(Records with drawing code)
»»

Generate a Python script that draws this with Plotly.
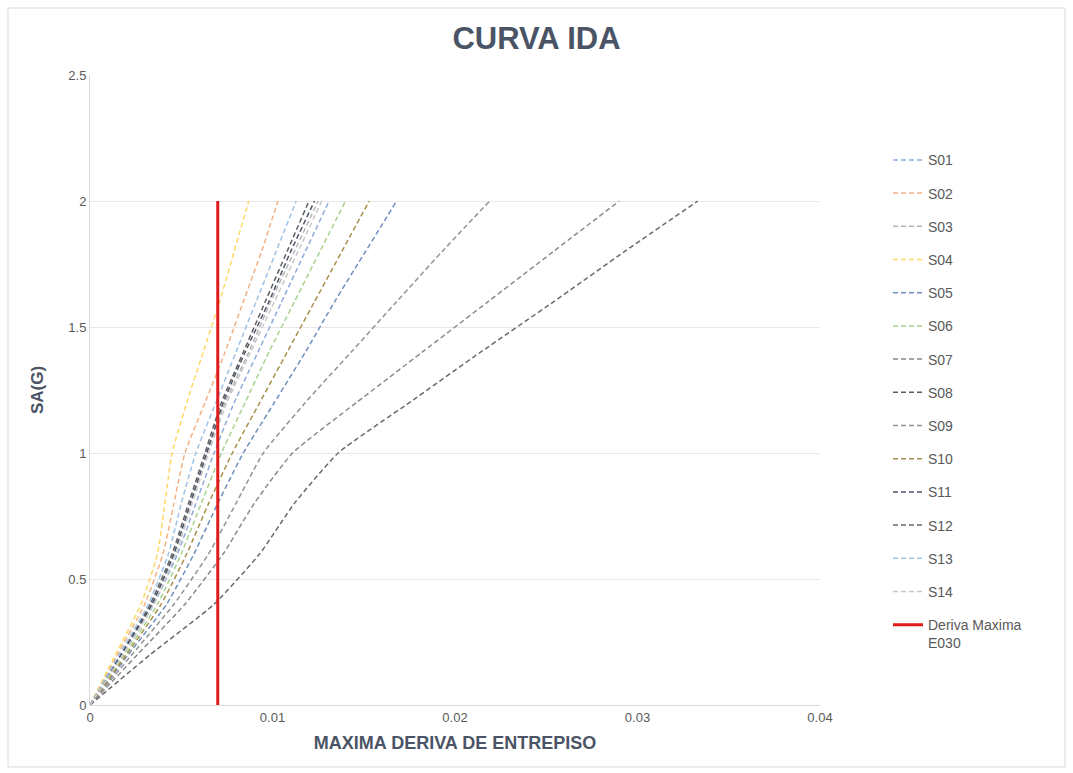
import plotly.graph_objects as go

# Spectral acceleration levels of the incremental dynamic analysis (g)
sa_levels = [0, 0.2, 0.4, 0.6, 0.8, 1.0, 1.2, 1.4, 1.6, 1.8, 2.0]

# Maximum inter-storey drift reached by each record at every SA level
s01 = [0, 0.0018, 0.0035, 0.0048, 0.0058, 0.0068, 0.0079, 0.0092, 0.0105, 0.0118, 0.0131]
s02 = [0, 0.0015, 0.0030, 0.0040, 0.0046, 0.0052, 0.0063, 0.0074, 0.0084, 0.0094, 0.0103]
s03 = [0, 0.0017, 0.0034, 0.0046, 0.0055, 0.0064, 0.0074, 0.0087, 0.0099, 0.0112, 0.0125]
s04 = [0, 0.0014, 0.0028, 0.0037, 0.0041, 0.0045, 0.0053, 0.0062, 0.0071, 0.0079, 0.0087]
s05 = [0, 0.0021, 0.0042, 0.0057, 0.0070, 0.0084, 0.0101, 0.0118, 0.0134, 0.0151, 0.0168]
s06 = [0, 0.0019, 0.0037, 0.0050, 0.0061, 0.0072, 0.0085, 0.0098, 0.0112, 0.0126, 0.0140]
s07 = [0, 0.0026, 0.0052, 0.0073, 0.0090, 0.0111, 0.0146, 0.0182, 0.0218, 0.0254, 0.0290]
s08 = [0, 0.0017, 0.0033, 0.0045, 0.0054, 0.0063, 0.0072, 0.0084, 0.0096, 0.0108, 0.0120]
s09 = [0, 0.0023, 0.0046, 0.0065, 0.0080, 0.0095, 0.0118, 0.0143, 0.0168, 0.0193, 0.0219]
s10 = [0, 0.0020, 0.0039, 0.0053, 0.0065, 0.0078, 0.0093, 0.0108, 0.0123, 0.0138, 0.0153]
s11 = [0, 0.0017, 0.0034, 0.0046, 0.0055, 0.0064, 0.0073, 0.0085, 0.0098, 0.0110, 0.0123]
s12 = [0, 0.0033, 0.0068, 0.0093, 0.0112, 0.0136, 0.0175, 0.0214, 0.0254, 0.0293, 0.0333]
s13 = [0, 0.0016, 0.0032, 0.0043, 0.0050, 0.0058, 0.0069, 0.0080, 0.0091, 0.0102, 0.0113]
s14 = [0, 0.0018, 0.0035, 0.0047, 0.0056, 0.0065, 0.0075, 0.0088, 0.0101, 0.0114, 0.0127]

series_names = ["S01", "S02", "S03", "S04", "S05", "S06", "S07",
                "S08", "S09", "S10", "S11", "S12", "S13", "S14"]
series_values = [s01, s02, s03, s04, s05, s06, s07,
                 s08, s09, s10, s11, s12, s13, s14]
series_colors = ["#8FAADC", "#F4B183", "#B4B4B4", "#FFD966", "#6F8FBF", "#A9D18E", "#8A8A8A",
                 "#5E5E5E", "#939393", "#A89048", "#4A5668", "#6A6A6A", "#9DC3E6", "#C8C8C8"]

# Code drift limit (E.030)
limit_label = "Deriva Maxima<br>E030"
limit_drift = [0.007, 0.007]
limit_sa = [0, 2]

fig = go.Figure()

for name, values, color in zip(series_names, series_values, series_colors):
    fig.add_trace(go.Scatter(
        x=values, y=sa_levels, name=name, mode="lines",
        legendgroup=name,
        line=dict(color=color, width=1.5, dash="5px,3px", shape="spline", smoothing=0.5),
    ))

fig.add_trace(go.Scatter(
    x=limit_drift, y=limit_sa, name=limit_label, mode="lines",
    legendgroup="limit",
    line=dict(color="#E01B1B", width=3),
))

grey_text = "#595959"
fig.update_layout(
    width=1073, height=773,
    margin=dict(l=90, r=253, t=75, b=68),
    paper_bgcolor="white", plot_bgcolor="white",
    font=dict(family="Liberation Sans, Arial, sans-serif", color=grey_text, size=13),
    title=dict(
        text="<b>CURVA IDA</b>", x=0.5, xref="container", xanchor="center",
        y=0.951, yref="container", yanchor="middle",
        font=dict(size=31, color="#4A5465"),
    ),
    xaxis=dict(
        range=[0, 0.04], dtick=0.01, tick0=0,
        showgrid=False, zeroline=False,
        showline=True, linecolor="#D9D9D9", linewidth=1,
        ticks="", tickfont=dict(size=13, color=grey_text),
        title=dict(text="<b>MAXIMA DERIVA DE ENTREPISO</b>", standoff=12,
                   font=dict(size=18, color="#4A5465")),
    ),
    yaxis=dict(
        range=[0, 2.5], dtick=0.5, tick0=0,
        showgrid=True, gridcolor="#E8E8E8", gridwidth=1,
        zeroline=False,
        showline=True, linecolor="#D9D9D9", linewidth=1,
        ticks="", ticklen=0, tickfont=dict(size=13, color=grey_text),
        title=dict(text="<b>SA(G)</b>", standoff=20,
                   font=dict(size=17, color="#4A5465")),
    ),
    legend=dict(
        x=(893 - 95) / 730, xanchor="left", y=0.89, yanchor="top",
        font=dict(size=14, color=grey_text),
        tracegroupgap=12, valign="top",
        bgcolor="rgba(0,0,0,0)",
    ),
    showlegend=True,
    shapes=[dict(
        type="rect", xref="paper", yref="paper",
        x0=(8 - 90) / 730, x1=(1065 - 90) / 730,
        y0=(705 - 767) / 630, y1=(705 - 8) / 630,
        line=dict(color="#D9D9D9", width=1), fillcolor="rgba(0,0,0,0)", layer="below",
    )],
)

fig.write_html("out.html")
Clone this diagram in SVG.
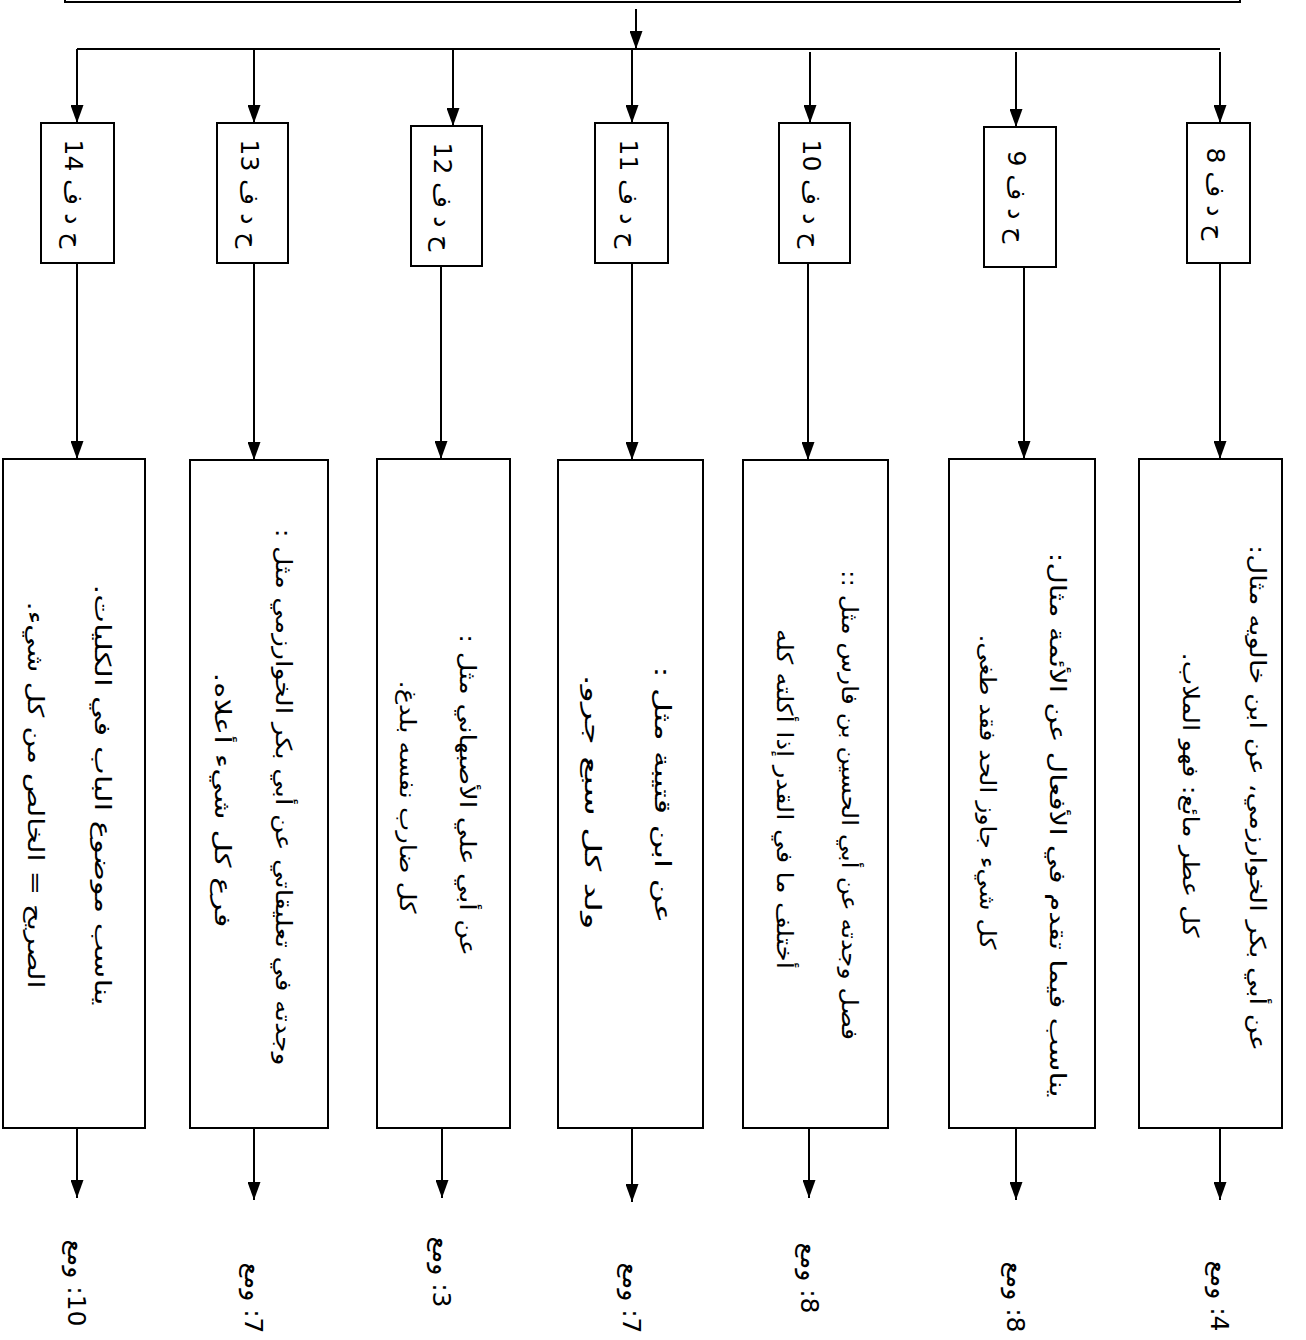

««

- [Task] Search the listing for the word "this". Copy every line in which it occurs.

- [Complete response]
Generate a Python script that draws this with Plotly.
Clone this diagram in SVG.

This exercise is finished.